-- START Task data --
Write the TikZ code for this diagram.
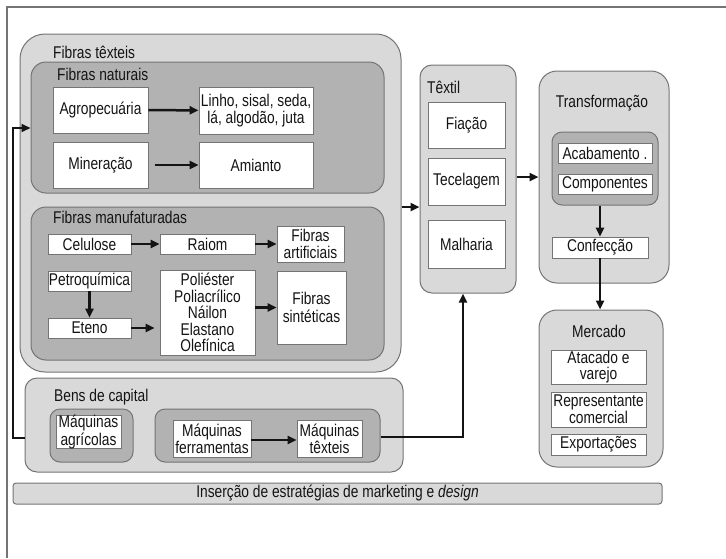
\documentclass[tikz,border=0pt]{standalone}
\usepackage{fontspec}
\setmainfont{Liberation Sans}[FakeStretch=0.81]
\usetikzlibrary{arrows.meta,calc}
\definecolor{ink}{HTML}{141414}
\definecolor{edge}{HTML}{747474}
\definecolor{pale}{HTML}{d9d9d9}
\definecolor{mid}{HTML}{b2b2b2}
\tikzset{
  txt/.style={font=\fontsize{17}{17}\selectfont,text=ink},
  grp/.style={draw=edge,fill=pale,line width=1pt,rounded corners=#1,inner sep=0pt},
  grp/.default=15pt,
  sub/.style={grp=#1,fill=mid},
  sub/.default=10pt,
  sz/.style 2 args={minimum width=#1,minimum height=#2},
  cell/.style={txt,draw=edge,fill=white,line width=0.8pt,align=center,inner sep=0pt},
  ttl/.style={txt,inner sep=0pt},
  arr/.style={-{Triangle[length=9pt,width=8pt]},line width=2.5pt,draw=ink},
}
\begin{document}
\begin{tikzpicture}[x=1pt,y=-1pt]
\useasboundingbox (0,0) rectangle (726,558);
\draw[edge,line width=1.5pt] (726,7) -- (7,7) -- (7,558);

% fibras textiles
\node[grp=25pt,sz={381pt}{338pt}] (fibras) at (210.5,203) {};
\node[ttl,anchor=base west] (tfib) at (53,58) {Fibras têxteis};
\node[sub=15pt,sz={353pt}{131pt}] (naturais) at (207.5,127.5) {};
\node[ttl,anchor=base west] (tnat) at (57,80) {Fibras naturais};
\node[cell,sz={95pt}{46pt}] (agro) at (100.5,110) {Agropecuária};
\node[cell,sz={114pt}{47pt}] (linho) at (256,110.5) {Linho, sisal, seda,\\lá, algodão, juta};
\node[cell,sz={95pt}{46pt}] (miner) at (100.5,165) {Mineração};
\node[cell,sz={114pt}{46pt}] (amianto) at (256,165) {Amianto};
\draw[arr] (agro) -- (linho);
\draw[arr,shorten <=7pt] (miner) -- (amianto);

\node[sub=15pt,sz={353pt}{153pt}] (manuf) at (207.5,283.5) {};
\node[ttl,anchor=base west] (tman) at (53,223) {Fibras manufaturadas};
\node[cell,sz={83pt}{20pt}] (celulose) at (89.5,244) {Celulose};
\node[cell,sz={95pt}{20pt}] (raiom) at (207.5,244) {Raiom};
\node[cell,sz={67pt}{36pt}] (artif) at (310.5,244) {Fibras\\artificiais};
\node[cell,sz={83pt}{20pt}] (petro) at (89.5,281) {Petroquímica};
\node[cell,sz={83pt}{20pt}] (eteno) at (89.5,328) {Eteno};
\node[cell,sz={95pt}{85pt},font=\fontsize{17}{16.5}\selectfont] (polie) at (207.5,312.5) {Poliéster\\Poliacrílico\\Náilon\\Elastano\\Olefínica};
\node[cell,sz={69pt}{73pt},font=\fontsize{17}{18.5}\selectfont] (sinte) at (311.5,307.5) {Fibras\\sintéticas};
\draw[arr] (celulose) -- (raiom);
\draw[arr] (raiom) -- (artif);
\draw[arr] (petro) -- (eteno);
\draw[arr,shorten >=5pt] (eteno) -- (eteno -| polie.west);
\draw[arr] (polie.east |- sinte) -- (sinte);

% bens de capital
\node[grp=12pt,sz={378pt}{94pt}] (bens) at (214,425) {};
\node[ttl,anchor=base west] (tbens) at (54,401) {Bens de capital};
\node[sub,sz={83pt}{53pt}] (agrgrp) at (91.5,435.5) {};
\node[cell,sz={65pt}{30pt},font=\fontsize{17}{15}\selectfont] (maqagr) at (88.5,432) {Máquinas\\agrícolas};
\node[sub,sz={225pt}{53pt}] (maqgrp) at (267.5,435.5) {};
\node[cell,sz={78pt}{37pt},font=\fontsize{17}{15.5}\selectfont] (maqfer) at (212,438.5) {Máquinas\\ferramentas};
\node[cell,sz={65pt}{37pt},font=\fontsize{17}{15.5}\selectfont] (maqtex) at (329.5,438.5) {Máquinas\\têxteis};
\draw[arr] (maqfer.east |- 0,440) -- (maqtex.west |- 0,440);

% textil
\node[grp=12pt,sz={96pt}{228pt}] (textil) at (468,179) {};
\node[ttl,anchor=base west] (ttex) at (427,93) {Têxtil};
\node[cell,sz={77pt}{46pt}] (fiacao) at (466.5,125) {Fiação};
\node[cell,sz={77pt}{47pt}] (tecel) at (466.5,181.5) {Tecelagem};
\node[cell,sz={77pt}{48pt}] (malha) at (466.5,244) {Malharia};

% transformacao
\node[grp=18pt,sz={130pt}{212pt}] (transf) at (604,177) {};
\node[ttl,anchor=base] (ttra) at (602,107) {Transformação};
\node[sub,sz={106pt}{73pt}] (acabgrp) at (605,168.5) {};
\node[cell,sz={94pt}{20pt}] (acab) at (605,153) {Acabamento .};
\node[cell,sz={94pt}{20pt}] (compo) at (605,184) {Componentes};
\node[cell,sz={96pt}{21pt}] (confec) at (600,247.5) {Confecção};
\draw[arr] (confec.north |- acabgrp.south) -- (confec.north);

% mercado
\node[grp=18pt,sz={124pt}{157pt}] (mercado) at (601,388.5) {};
\node[ttl,anchor=base] (tmer) at (599,337) {Mercado};
\node[cell,sz={95pt}{34pt},font=\fontsize{17}{15.5}\selectfont] (atac) at (598.5,367) {Atacado e\\varejo};
\node[cell,sz={95pt}{35pt},font=\fontsize{17}{15.5}\selectfont] (repres) at (598.5,409.5) {Representante\\comercial};
\node[cell,sz={95pt}{21pt}] (export) at (598.5,444.5) {Exportações};
\draw[arr] (confec.south) -- (confec.south |- mercado.north);

% ligacoes
\draw[arr] (fibras.east |- 0,207) -- (textil.west |- 0,207);
\draw[arr] (textil.east |- 0,177) -- (transf.west |- 0,177);
\draw[arr] (maqgrp.east |- 0,437) -| ([xshift=-5pt]textil.south);
\coordinate (bk) at (13,438);
\draw[arr,line width=1.8pt] (bk -| bens.west) -- (bk) |- (naturais.west |- 0,128);

\node[grp=3pt,sz={649pt}{21pt},txt] (bar) at (337.5,493.5) {Inserção de estratégias de marketing e \textit{design}};
\end{tikzpicture}
\end{document}
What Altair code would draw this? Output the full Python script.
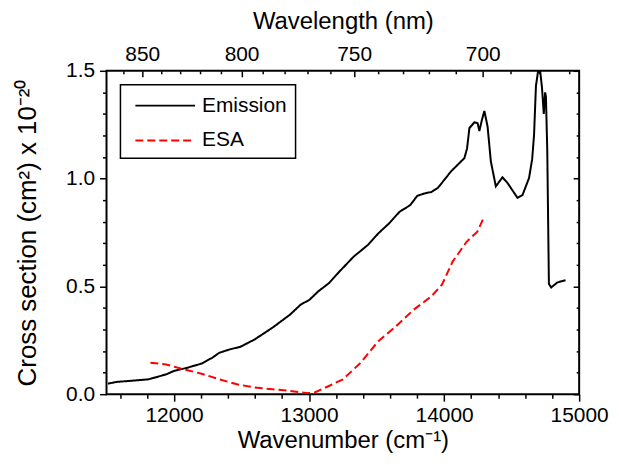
import altair as alt
import pandas as pd

# ---- data ----
emission_wn = [11510, 11576, 11680, 11812, 11942, 12000, 12100, 12204, 12283, 12335,
               12414, 12492, 12597, 12728, 12859, 12937, 13003, 13068, 13147, 13225,
               13330, 13435, 13513, 13592, 13670, 13749, 13801, 13853, 13906, 13954,
               14052, 14150, 14170, 14187, 14224, 14248, 14261, 14280, 14298, 14322,
               14346, 14383, 14432, 14469, 14543, 14580, 14629, 14652, 14666, 14680,
               14695, 14712, 14725, 14738, 14748, 14754, 14764, 14776, 14793, 14838,
               14899]
emission_cs = [0.049, 0.057, 0.062, 0.069, 0.092, 0.108, 0.123, 0.142, 0.169, 0.192,
               0.208, 0.220, 0.254, 0.308, 0.369, 0.415, 0.438, 0.477, 0.515, 0.569,
               0.638, 0.692, 0.746, 0.792, 0.846, 0.877, 0.920, 0.931, 0.938, 0.957,
               1.034, 1.095, 1.140, 1.234, 1.261, 1.257, 1.221, 1.272, 1.314, 1.241,
               1.080, 0.964, 1.006, 0.980, 0.911, 0.923, 1.003, 1.090, 1.203, 1.430,
               1.495, 1.495, 1.420, 1.300, 1.400, 1.380, 1.126, 0.511, 0.495, 0.518,
               0.529]

esa_wn = [11825, 11942, 12073, 12204, 12335, 12466, 12597, 12728, 12859, 12990,
          13042, 13147, 13251, 13382, 13513, 13644, 13775, 13906, 13984, 14063,
          14168, 14246, 14291]
esa_cs = [0.146, 0.138, 0.115, 0.095, 0.069, 0.046, 0.031, 0.023, 0.015, 0.005,
          0.008, 0.038, 0.069, 0.146, 0.246, 0.315, 0.392, 0.454, 0.508, 0.615,
          0.708, 0.754, 0.815]

series_names = ["Emission", "ESA"]
series_colors = ["black", "red"]

wn_major = [12000, 13000, 14000, 15000]
wn_minor = [11600, 11800, 12200, 12400, 12600, 12800, 13200, 13400, 13600, 13800,
            14200, 14400, 14600, 14800]
cs_major = [0.0, 0.5, 1.0, 1.5]
cs_minor = [0.1, 0.2, 0.3, 0.4, 0.6, 0.7, 0.8, 0.9, 1.1, 1.2, 1.3, 1.4]
nm_major = [850, 800, 750, 700]
nm_minor = [860, 840, 830, 820, 810, 790, 780, 770, 760, 740, 730, 720, 710,
            690, 680, 670]

df = pd.concat([
    pd.DataFrame({"wn": emission_wn, "cs": emission_cs, "series": "Emission"}),
    pd.DataFrame({"wn": esa_wn, "cs": esa_cs, "series": "ESA"}),
], ignore_index=True)

FONT = "Liberation Sans"
LBL = 21
TTL = 24

xscale = alt.Scale(domain=[11500, 15000], nice=False, zero=False)
yscale = alt.Scale(domain=[0, 1.5], nice=False)

common = dict(grid=False, domain=False, tickColor="black", tickWidth=1.5,
              labelColor="black", labelFont=FONT, labelFontSize=LBL,
              titleFont=FONT, titleFontSize=TTL, titleFontWeight="normal",
              titleColor="black", labelFlush=False, labelOverlap=False)

ax_bottom_major = alt.Axis(orient="bottom", values=wn_major, format="d", tickSize=7,
                           labelPadding=3, title="Wavenumber (cm⁻¹)", titlePadding=4,
                           **common)
ax_bottom_minor = alt.Axis(orient="bottom", values=wn_minor, tickSize=4, labels=False,
                           title=None, **common)
ax_top_major = alt.Axis(orient="top", values=[1e7 / w for w in nm_major],
                        labelExpr="format(1e7 / datum.value, '.0f')",
                        offset=-6, tickSize=6, labelPadding=6,
                        title="Wavelength (nm)", titlePadding=11, **common)
ax_top_minor = alt.Axis(orient="top", values=[1e7 / w for w in nm_minor],
                        offset=-3, tickSize=3, labels=False, title=None, **common)

left_common = dict(common)
left_common["titleFontSize"] = 26
ax_left_major = alt.Axis(orient="left", values=cs_major, format=".1f", tickSize=7,
                         labelPadding=5, title="Cross section (cm²) x 10⁻²⁰",
                         titlePadding=25, **left_common)
ax_left_minor = alt.Axis(orient="left", values=cs_minor, tickSize=4, labels=False,
                         title=None, **common)
ax_right_major = alt.Axis(orient="right", values=cs_major, offset=-6, tickSize=6,
                          labels=False, title=None, **common)
ax_right_minor = alt.Axis(orient="right", values=cs_minor, offset=-3, tickSize=3,
                          labels=False, title=None, **common)

lines = alt.Chart(df).mark_line(strokeWidth=2).encode(
    x=alt.X("wn:Q", scale=xscale, axis=ax_bottom_major),
    y=alt.Y("cs:Q", scale=yscale, axis=ax_left_major),
    color=alt.Color("series:N",
                    scale=alt.Scale(domain=series_names, range=series_colors),
                    legend=alt.Legend(title=None)),
    strokeDash=alt.StrokeDash("series:N",
                              scale=alt.Scale(domain=series_names,
                                              range=[[1, 0], [8, 4]]),
                              legend=alt.Legend(title=None)),
)


def ghost(xax, yax):
    return alt.Chart(df).mark_line(opacity=0).encode(
        x=alt.X("wn:Q", scale=xscale, axis=xax),
        y=alt.Y("cs:Q", scale=yscale, axis=yax),
        detail="series:N",
    )


chart = alt.layer(
    lines,
    ghost(ax_bottom_minor, ax_left_minor),
    ghost(ax_top_major, ax_right_major),
    ghost(ax_top_minor, ax_right_minor),
).resolve_axis(x="independent", y="independent").properties(
    width=475, height=325,
    autosize=alt.AutoSizeParams(type="none"),
    padding={"left": 99, "top": 62, "right": 32, "bottom": 60},
).configure_view(
    stroke="black", strokeWidth=2
).configure_legend(
    orient="none", legendX=14, legendY=14,
    strokeColor="black", fillColor="white", strokeWidth=1.5,
    padding=8, labelFont=FONT, labelFontSize=21, labelColor="black",
    symbolType="M-0.5,0H4.5", symbolSize=576, symbolStrokeWidth=2,
    symbolFillColor="transparent",
    rowPadding=12, labelOffset=48, cornerRadius=0,
)

chart.save("out.html", embed_options={"renderer": "svg", "actions": False})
-- END Task data --
*Aim*
Keep to the stretch from the line containing "What Altair code" through the line containing "690, 680, 670]", both ends included, and copy it exactly from the listing above, minus the pictures.

*Output of the task*
What Altair code would draw this? Output the full Python script.
import altair as alt
import pandas as pd

# ---- data ----
emission_wn = [11510, 11576, 11680, 11812, 11942, 12000, 12100, 12204, 12283, 12335,
               12414, 12492, 12597, 12728, 12859, 12937, 13003, 13068, 13147, 13225,
               13330, 13435, 13513, 13592, 13670, 13749, 13801, 13853, 13906, 13954,
               14052, 14150, 14170, 14187, 14224, 14248, 14261, 14280, 14298, 14322,
               14346, 14383, 14432, 14469, 14543, 14580, 14629, 14652, 14666, 14680,
               14695, 14712, 14725, 14738, 14748, 14754, 14764, 14776, 14793, 14838,
               14899]
emission_cs = [0.049, 0.057, 0.062, 0.069, 0.092, 0.108, 0.123, 0.142, 0.169, 0.192,
               0.208, 0.220, 0.254, 0.308, 0.369, 0.415, 0.438, 0.477, 0.515, 0.569,
               0.638, 0.692, 0.746, 0.792, 0.846, 0.877, 0.920, 0.931, 0.938, 0.957,
               1.034, 1.095, 1.140, 1.234, 1.261, 1.257, 1.221, 1.272, 1.314, 1.241,
               1.080, 0.964, 1.006, 0.980, 0.911, 0.923, 1.003, 1.090, 1.203, 1.430,
               1.495, 1.495, 1.420, 1.300, 1.400, 1.380, 1.126, 0.511, 0.495, 0.518,
               0.529]

esa_wn = [11825, 11942, 12073, 12204, 12335, 12466, 12597, 12728, 12859, 12990,
          13042, 13147, 13251, 13382, 13513, 13644, 13775, 13906, 13984, 14063,
          14168, 14246, 14291]
esa_cs = [0.146, 0.138, 0.115, 0.095, 0.069, 0.046, 0.031, 0.023, 0.015, 0.005,
          0.008, 0.038, 0.069, 0.146, 0.246, 0.315, 0.392, 0.454, 0.508, 0.615,
          0.708, 0.754, 0.815]

series_names = ["Emission", "ESA"]
series_colors = ["black", "red"]

wn_major = [12000, 13000, 14000, 15000]
wn_minor = [11600, 11800, 12200, 12400, 12600, 12800, 13200, 13400, 13600, 13800,
            14200, 14400, 14600, 14800]
cs_major = [0.0, 0.5, 1.0, 1.5]
cs_minor = [0.1, 0.2, 0.3, 0.4, 0.6, 0.7, 0.8, 0.9, 1.1, 1.2, 1.3, 1.4]
nm_major = [850, 800, 750, 700]
nm_minor = [860, 840, 830, 820, 810, 790, 780, 770, 760, 740, 730, 720, 710,
            690, 680, 670]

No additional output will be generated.